The beloved toy shop chain relaunched in Australia two years ago, and is now set to open its physical doors in the UK once again.
On October 27, the brand announced it had signed a long-term exclusive licence agreement to relaunch bricks and mortar Toys R Us and Babies R Us stores across the UK, from 2022 onwards.
The iconic store went bust four years back, having been badly hit in the age of online shopping. Like so many traditional physical stores, Toys R Us unfortunately struggled to keep up with online retailers and had no choice but to close up shop.
UK and US branches closed permanently – or so we thought – in 2018, but the Canadian arm managed to keep on going. Toys R Us Canada’s subsequent success, as well as the successful relaunch in Australia, has since proven there’s life in the old giraffe yet.
New York-headquartered brand acquisition and management firm WHP Global has announced that Toys R Us ANZ will preside over the UK operation.
Chairman and CEO of parent company WHP Global and Toys R Us, Yehuda Shmidman, said:
We selected Toys R Us ANZ as our partner to expand into the United Kingdom because of their proven success in launching with us in Australia under the leadership of their CEO, Dr Louis Mittoni.

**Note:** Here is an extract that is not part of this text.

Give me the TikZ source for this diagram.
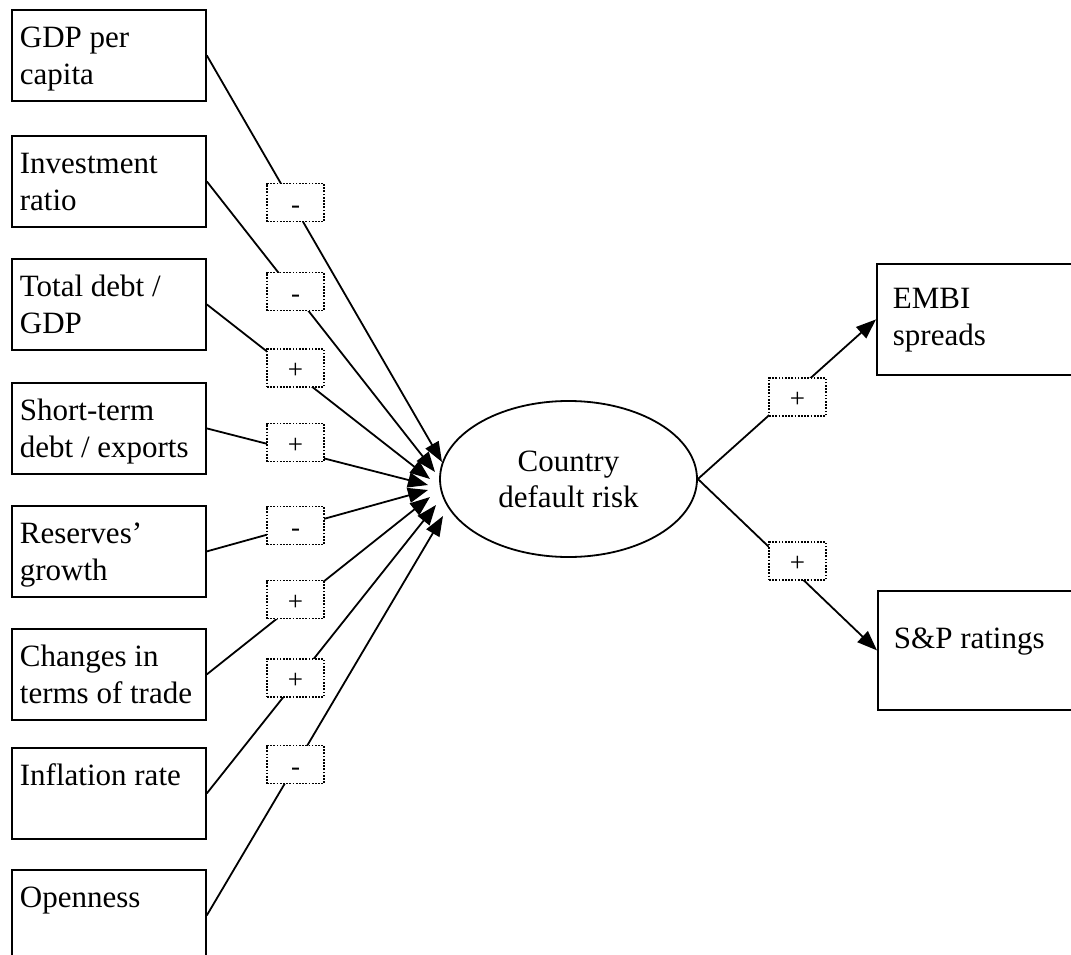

Toys R Us today is a vibrant business with over 900 stores and e-commerce sites across 25 plus countries generating over $2billion a year in sales and growing, especially with the new launches underway for both the US and UK markets.
Head of Toys R Us ANZ, Louis Mittoni, said:
Since Toys R Us’ return to Australia in June 2019, we have scaled quickly as customers returned to the much-loved brand and our e-commerce model has proven its success.
My team and I are looking forward to developing technical and commercial relationships with UK-based vendors and partners and to engage with the many loyal Toys R Us former customers and fans in the UK.
According to WHP Global, in 2020 the total addressable market for games and toys across the UK was £3.3 billion, a figure which represents the largest market for toys anywhere in Europe, as well as the fourth largest in the world.